According to the American Express Open State of Women-Owned Business Report there were more than 8.1 million women-owned businesses in the United States in 2011, generating nearly $1.3 trillion in revenues and employing nearly 7.7 million people.
In addition, between 1997 and 2011, when the number of businesses in the U.S. increased by 34 percent, the number of women-owned firms increased by 50 percent - a rate that's one and a half times the national average.
However, many female entrepreneurs still insist they face a lot of hurdles when it comes to being successful.
"Women entrepreneurs face more challenges than their male counterparts in their journeys towards business success, especially with regard to raising capital," said entrepreneur Jacqueline Baptist.
In order to raise awareness about the difficulties female entrepreneurs encounter, Baptist has joined forces with independent film producer Elizabeth Dell to make a documentary about women-owned businesses.
The film, titled "She Means Business," documents the trials, tribulations and successes of a select few women entrepreneurs. Through their experiences, the documentary explores key issues such as similarities and differences in female-led versus male-led companies, women's access to capital and entrepreneur training and business skills as well as successes and strategies of woman-led businesses.

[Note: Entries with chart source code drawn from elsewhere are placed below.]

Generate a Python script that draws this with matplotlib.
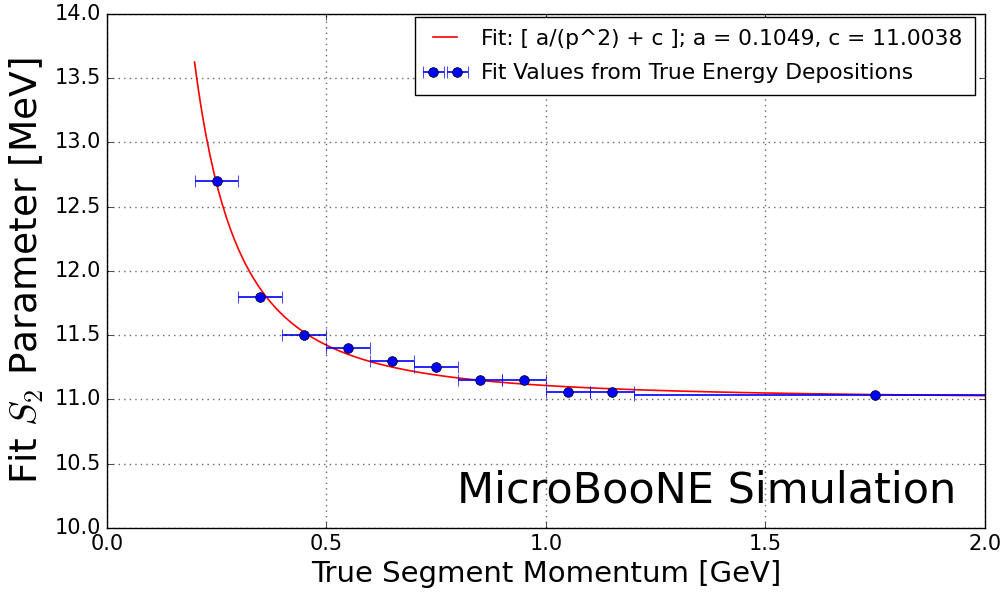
"""Fit S2 parameter vs true segment momentum, with the a/p^2 + c fit."""

import numpy as np
import matplotlib
matplotlib.use("Agg")
import matplotlib.pyplot as plt

# Data

momentum = [0.25, 0.35, 0.45, 0.55, 0.65, 0.75, 0.85, 0.95, 1.05, 1.15, 1.75]
momentum_err = [0.05, 0.05, 0.05, 0.05, 0.05, 0.05, 0.05, 0.05, 0.05, 0.05, 0.55]
s2_values = [12.70, 11.80, 11.50, 11.40, 11.30, 11.25, 11.15, 11.15, 11.055,
             11.055, 11.035]

# Fit parameters shown in the legend
fit_a = 0.1049
fit_c = 11.0038
fit_range = (0.2, 2.0)

# Plot

plt.style.use("classic")
fig = plt.figure(figsize=(10.07, 5.97), dpi=100)
ax = fig.add_axes([0.106, 0.1156, 0.872, 0.861])

p = np.linspace(fit_range[0], fit_range[1], 400)
ax.plot(
    p, fit_a / p**2 + fit_c, "r-", linewidth=1.2,
    label=f"Fit: [ a/(p^2) + c ]; a = {fit_a}, c = {fit_c}",
)
ax.errorbar(
    momentum, s2_values, xerr=momentum_err, fmt="o", color="b",
    markerfacecolor="b", markeredgecolor="k", markersize=7,
    ecolor="b", capsize=4, elinewidth=1.2,
    label="Fit Values from True Energy Depositions",
)

ax.set_xlim(0.0, 2.0)
ax.set_ylim(10.0, 14.0)
ax.set_xticks(np.arange(0.0, 2.01, 0.5))
ax.set_yticks(np.arange(10.0, 14.01, 0.5))
ax.tick_params(labelsize=15)
ax.grid(True, color="k", linestyle=":", linewidth=1, alpha=0.6)
ax.set_xlabel("True Segment Momentum [GeV]", fontsize=21)
ax.set_ylabel(r"Fit $S_2$ Parameter [MeV]", fontsize=27, labelpad=6)
ax.text(0.968, 0.049, "MicroBooNE Simulation", transform=ax.transAxes,
        ha="right", va="baseline", fontsize=31)
ax.legend(loc="upper right", bbox_to_anchor=(0.9886, 0.994),
          borderaxespad=0, fontsize=15.7, numpoints=2, fancybox=False,
          handlelength=1.7, handletextpad=0.8, borderpad=0.55,
          labelspacing=0.65)

fig.savefig("out.png", dpi=100, facecolor="white")
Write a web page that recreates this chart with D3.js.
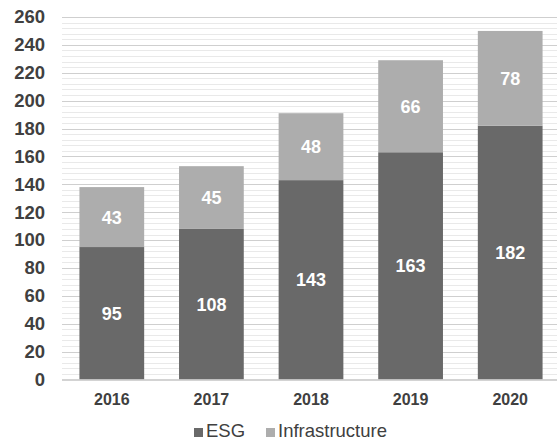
<!DOCTYPE html>
<html>
<head>
<meta charset="utf-8">
<script src="https://cdn.jsdelivr.net/npm/d3@7"></script>
<style>
	body { margin: 0; background: #fff; }
	svg { display: block; font-family: "Liberation Sans", Arial, sans-serif; }
	.ylab, .xlab { fill: #404040; font-weight: bold; }
	.val { fill: #fff; font-weight: bold; }
	.legend-label { fill: #404040; }
</style>
</head>
<body>
<svg width="557" height="442"></svg>
<script>
// chart data
const years = ["2016", "2017", "2018", "2019", "2020"];
const esg = [95, 108, 143, 163, 182];
const infra = [43, 45, 48, 66, 68];          // heights as drawn
const infraLabels = ["43", "45", "48", "66", "78"]; // numbers printed on the bars
const yTicks = [0, 20, 40, 60, 80, 100, 120, 140, 160, 180, 200, 220, 240, 260];
const seriesNames = ["ESG", "Infrastructure"];

const colors = ["#696969", "#adadad"];

const svg = d3.select("svg");

const x = d3.scaleBand()
	.domain(years)
	.range([62, 560])
	.paddingInner(0.35)
	.paddingOuter(0.175);

const y = d3.scaleLinear()
	.domain([0, 260])
	.range([379.5, 17]);

// minor grid every 4
const grid = svg.append("g").attr("class", "grid");
grid.selectAll(".minor")
	.data(d3.range(4, 260, 4).filter(function(d) { return d % 20 !== 0; }))
	.enter().append("line")
	.attr("x1", 62).attr("x2", 557)
	.attr("y1", function(d) { return Math.round(y(d)) + 0.5; })
	.attr("y2", function(d) { return Math.round(y(d)) + 0.5; })
	.attr("stroke", "#e9e9e9");

grid.selectAll(".major")
	.data(yTicks.slice(1))
	.enter().append("line")
	.attr("x1", 62).attr("x2", 557)
	.attr("y1", function(d) { return Math.round(y(d)) + 0.5; })
	.attr("y2", function(d) { return Math.round(y(d)) + 0.5; })
	.attr("stroke", "#cfcfcf");

// y labels
const yAxis = d3.axisLeft(y).tickValues(yTicks).tickSize(0).tickPadding(0);
svg.append("g")
	.attr("transform", "translate(45,0)")
	.call(yAxis)
	.call(function(g) { g.select(".domain").remove(); })
	.selectAll("text")
	.attr("class", "ylab")
	.attr("font-size", 18.5)
	.attr("font-family", null);

// stacked bars
const stacked = years.map(function(yr, i) {
	return [
		{ series: 0, y0: 0, y1: esg[i], label: String(esg[i]), year: yr },
		{ series: 1, y0: esg[i], y1: esg[i] + infra[i], label: infraLabels[i], year: yr }
	];
}).flat();

svg.append("g").selectAll("rect")
	.data(stacked)
	.enter().append("rect")
	.attr("x", function(d) { return x(d.year); })
	.attr("width", x.bandwidth())
	.attr("y", function(d) { return y(d.y1); })
	.attr("height", function(d) { return y(d.y0) - y(d.y1); })
	.attr("fill", function(d) { return colors[d.series]; });

svg.append("g").selectAll("text")
	.data(stacked)
	.enter().append("text")
	.attr("class", "val")
	.attr("x", function(d) { return x(d.year) + x.bandwidth() / 2; })
	.attr("y", function(d) { return (y(d.y0) + y(d.y1)) / 2; })
	.attr("dy", "0.36em")
	.attr("text-anchor", "middle")
	.attr("font-size", 18)
	.text(function(d) { return d.label; });

// baseline
svg.append("line")
	.attr("x1", 62).attr("x2", 557)
	.attr("y1", 380).attr("y2", 380)
	.attr("stroke", "#c4c4c4")
	.attr("stroke-width", 1.5);

// x labels
const xAxis = d3.axisBottom(x).tickSize(0).tickPadding(0);
svg.append("g")
	.attr("transform", "translate(0,405)")
	.call(xAxis)
	.call(function(g) { g.select(".domain").remove(); })
	.selectAll("text")
	.attr("class", "xlab")
	.attr("dy", 0)
	.attr("font-size", 16)
	.attr("font-family", null);

// legend
const legendX = [194, 266];
const legend = svg.append("g").attr("class", "legend");
legend.selectAll("rect")
	.data(seriesNames)
	.enter().append("rect")
	.attr("x", function(d, i) { return legendX[i]; })
	.attr("y", 428)
	.attr("width", 9)
	.attr("height", 9)
	.attr("fill", function(d, i) { return colors[i]; });

legend.selectAll("text")
	.data(seriesNames)
	.enter().append("text")
	.attr("class", "legend-label")
	.attr("x", function(d, i) { return legendX[i] + 12; })
	.attr("y", 437)
	.attr("font-size", 18.5)
	.text(function(d) { return d; });
</script>
</body>
</html>
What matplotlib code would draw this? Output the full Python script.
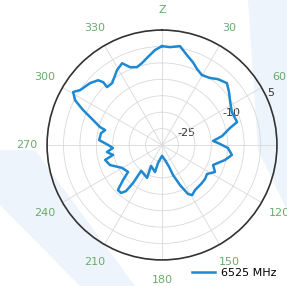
import numpy as np
import matplotlib
matplotlib.use('Agg')
import matplotlib.pyplot as plt
from matplotlib.patches import Polygon

# pattern (angle in degrees, level in dB)
angles_deg = [0, 4.7, 10.3, 15.5, 20.5, 24.7, 29.7, 35.6, 40.3, 46.4,
              51.7, 56.5, 64.8, 73.0, 76.0, 81.5, 85.5, 88.0, 92.6, 98.1,
              103.4, 111.4, 117.0, 122.8, 128.3, 135.0, 143.7, 149.0, 152.0, 155.8,
              159.9, 162.0, 168.0, 180.0, 192.5, 194.5, 207.6, 204.4, 218.9, 217.3,
              218.0, 220.5, 224.4, 228.1, 231.5, 240.1, 249.0, 255.3, 258.5, 262.7,
              266.5, 270.0, 274.5, 281.1, 284.7, 286.2, 289.9, 293.9, 297.3, 300.8,
              303.9, 310.7, 315.4, 316.9, 316.5, 321.1, 329.0, 334.0, 337.7, 342.2,
              346.3, 350.2, 355.8, 360.0]
gain_db = [0.1, -0.1, 0.6, -1.6, -3.1, -4.5, -5.5, -4.9, -3.7, -2.7,
           -4.0, -5.2, -6.5, -6.1, -8.7, -11.5, -14.4, -12.9, -9.9, -8.5,
           -10.3, -13.3, -11.9, -13.7, -13.3, -13.2, -13.0, -12.2, -13.1, -16.6,
           -20.3, -22.9, -25.2, -26.7, -24.4, -21.5, -22.8, -19.0, -19.9, -15.5,
           -12.2, -10.8, -10.8, -14.1, -16.8, -16.0, -13.0, -12.1, -14.8, -13.1,
           -15.0, -13.6, -10.8, -11.1, -12.1, -10.3, -7.7, -3.7, -0.2, 1.5,
           0.0, -1.1, -2.3, -3.8, -5.7, -5.8, -3.4, -2.3, -4.4, -5.1,
           -4.3, -3.1, -1.0, 0.1]

r_ticks = [-30, -25, -20, -15, -10, -5, 0, 5]
r_labels = ['', '-25', '', '', '-10', '', '', '5']
theta_ticks = [0, 30, 60, 90, 120, 150, 180, 210, 240, 270, 300, 330]
theta_labels = ['Z', '30', '60', '90', '120', '150', '180', '210', '240', '270', '300', '330']
series_name = '6525 MHz'

line_color = '#1f88d2'
label_green = '#6aab6a'
wm_color = '#eef4fb'

fig = plt.figure(figsize=(2.87, 2.86), dpi=100)

# faint background watermark shapes (figure pixel coords, y from top)
W, H = 287.0, 286.0
for pts in ([(0, 150), (35, 150), (135, 286), (80, 286), (0, 205)],
            [(248, 0), (287, 0), (287, 210), (258, 150)]):
    fig.patches.append(Polygon([(x / W, 1 - y / H) for x, y in pts], closed=True,
                               transform=fig.transFigure, facecolor=wm_color,
                               edgecolor='none', zorder=-5))

ax = fig.add_axes([0.164, 0.091, 0.801, 0.804], projection='polar')
ax.patch.set_alpha(0)
ax.set_zorder(1)

ax.plot(np.deg2rad(angles_deg), gain_db, color=line_color, linewidth=1.8, label=series_name)

ax.set_theta_zero_location('N')
ax.set_theta_direction(-1)
ax.set_ylim(-30, 5)
ax.set_yticks(r_ticks)
ax.set_yticklabels(r_labels, fontsize=8, color='#333333')
ax.set_rlabel_position(66)
ax.set_xticks(np.deg2rad(theta_ticks))
ax.set_xticklabels(theta_labels, fontsize=8, color=label_green)
ax.tick_params(axis='x', pad=4)

ax.grid(True, color='#d9d9d9', linewidth=0.6)
ax.spines['polar'].set_color('#333333')
ax.spines['polar'].set_linewidth(1.2)

leg = fig.legend(loc='center left', bbox_to_anchor=(0.655, 0.045), frameon=False,
                 fontsize=8, handlelength=2.0, handletextpad=0.6, borderaxespad=0)
leg.set_zorder(2)

fig.savefig('out.png', dpi=100, facecolor='white')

"Our documentary will be a major step in addressing this inequality by raising the stature of women in business and making their voices heard and this is very important for our economy and our country. Women make great entrepreneurs," said Baptist.
One of the film's advisors, former CEO Judy Robinett, recently told Forbes that in addition to finding financing, female entrepreneurs tend to struggle with confidence, perseverance and a commitment to achieving their goals.
She told the publication that women business owners need to embrace four specific behaviors in order to triumph in the business world. They are accepting and moving forward from failure, increasing self-confidence, asking for what they want and need as well as understanding the importance of relationships, connections and strategies.
Right now, Baptist and Dell are working to raise money in order for the film to be a success. They have already raised more than $20,000, but are 10 percent to their goal.
"We need your support," said author Jess Weiner, who's being featured in the film. "We need you to put your money where your mouth is, where your passion is. So, if you love entrepreneurs, want to learn more about them, if you want to support women owned businesses, give to this film and help it get made"
Those who support the film financially will be able to attend various consultations, power lunches and events focusing on female entrepreneurship.